September 23, 2017 · 517 words · 3 minute read Thought   Five Solas   Glory   Glory to God   Reformation   Ephesians   Church History   Sola Fide   Sola Scriptura   Sola Gratia   Solus Christus   Soli Deo Gloria  

Many protestants are very familiar with the five 'solas' of the Reformation, but do you understand how they relate with one another?

The principles behind the reformation are often summarized in five exclusive statements deemed ‘Solae’ or ‘Solas’:

  • Sola Scriptura (“Scripture alone”)
  • Sola Fide (“faith alone”)
  • Sola Gratia (“grace alone”)
  • Solus Christus (“Christ alone”)
  • Soli Deo gloria (“glory to God alone”)

These statements have been used both to describe what Luther and the other reformers believed as well as to discern what the Bible does and does not teach. Because we often see the five solas listed out in bullet points, we often do not consider the relationships between them. To describe these relationships, consider the graphic below:

How the five solae relate to one another

On the bottom of the diagram (the starting point, if you will) is “Sola Scriptura” because the truth and authority of Scripture is essential for establishing any of the other solas. It is from Scripture that we find support for the claim that salvation is by faith in Christ alone and is granted to the sinner only by grace. The object of saving faith is Christ and the expression of saving grace is Christ’s incarnation, life, death, and resurrection. Thus, Christ is the only mediator between God and man and is the single, exclusive means to salvation and a relationship with God the Father.

Each of these blocks in the middle, sola fide, sola gratia, and solus Christus, all point to the box on the top describing how all glory is due to God and Him alone. When it comes to salvation and the justification of sinners, God deserves all of the Glory. God revealed Scripture. He gives faith and has shown amazing grace (see Ephesians 2:1-10). The incarnation and work of Christ gives glory to each person of the Trinity as they all work to accomplish their predetermined purpose “to the praise of His glory” (see Ephesians 1:1-14; directly quoted from Ephesians 1:12).

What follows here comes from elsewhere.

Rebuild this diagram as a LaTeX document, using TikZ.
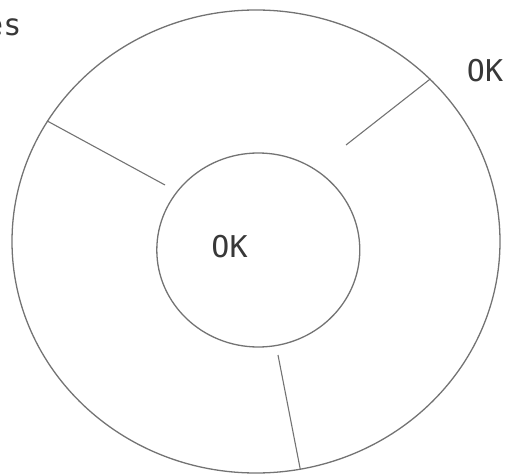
\documentclass[tikz,border=0pt]{standalone}
\usepackage{fontspec}
\setmonofont{DejaVu Sans Mono}
\usetikzlibrary{positioning,shapes.geometric}
\definecolor{rim}{gray}{0.45}
\definecolor{ink}{gray}{0.22}
\tikzset{
  every picture/.style={line width=1.3pt},
  ring/.style={draw=rim,ellipse,inner sep=0pt},
  spoke/.style={draw=rim,line width=1.1pt},
  lbl/.style={font=\ttfamily\fontsize{30}{36}\selectfont,text=ink,inner sep=0pt},
}

\begin{document}
\begin{tikzpicture}[x=1pt,y=-1pt]
\useasboundingbox (0,0) rectangle (506,476);
% rings
\node[ring,minimum width=488pt,minimum height=463pt] (outer) at (256,241.5) {};
\node[ring,minimum width=203pt,minimum height=194pt] (inner) at (258.3,250) {};
% free ends of the spokes
\coordinate (s1) at (165,185);
\coordinate (s2) at (346,145);
\coordinate (s3) at (278,355);
\draw[spoke] (outer.150.4) -- (s1);
\draw[spoke] (outer.43.5) -- (s2);
\draw[spoke] (s3) -- (outer.281.3);
% labels
\node[lbl,anchor=base] (okin) at (229.5,257) {OK};
\node[lbl,anchor=base] (okout) at (485,82) {OK};
\node[lbl,anchor=base east] (es) at (22,36) {es};
\end{tikzpicture}
\end{document}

Understanding how the solas relate to one another is helpful in fully grasping the truths they seek to express. One of the key take-aways from this principle is that scripture was not written nor was salvation purchased ultimately for our own benefit, but for God’s glory. God is glorifying Himself in and through us and is working all things to that end.

“He made known to us the mystery of His will, according to His kind intention which He purposed in Him with a view to an administration suitable to the fullness of the times, that is, the summing up of all things in Christ, things in the heavens and things on the earth. In Him also we have obtained an inheritance, having been predestined according to His purpose who works all things after the counsel of His will, to the end that we who were the first to hope in Christ would be to the praise of His glory. In Him, you also, after listening to the message of truth, the gospel of your salvation—having also believed, you were sealed in Him with the Holy Spirit of promise, who is given as a pledge of our inheritance, with a view to the redemption of God’s own possession, to the praise of His glory.”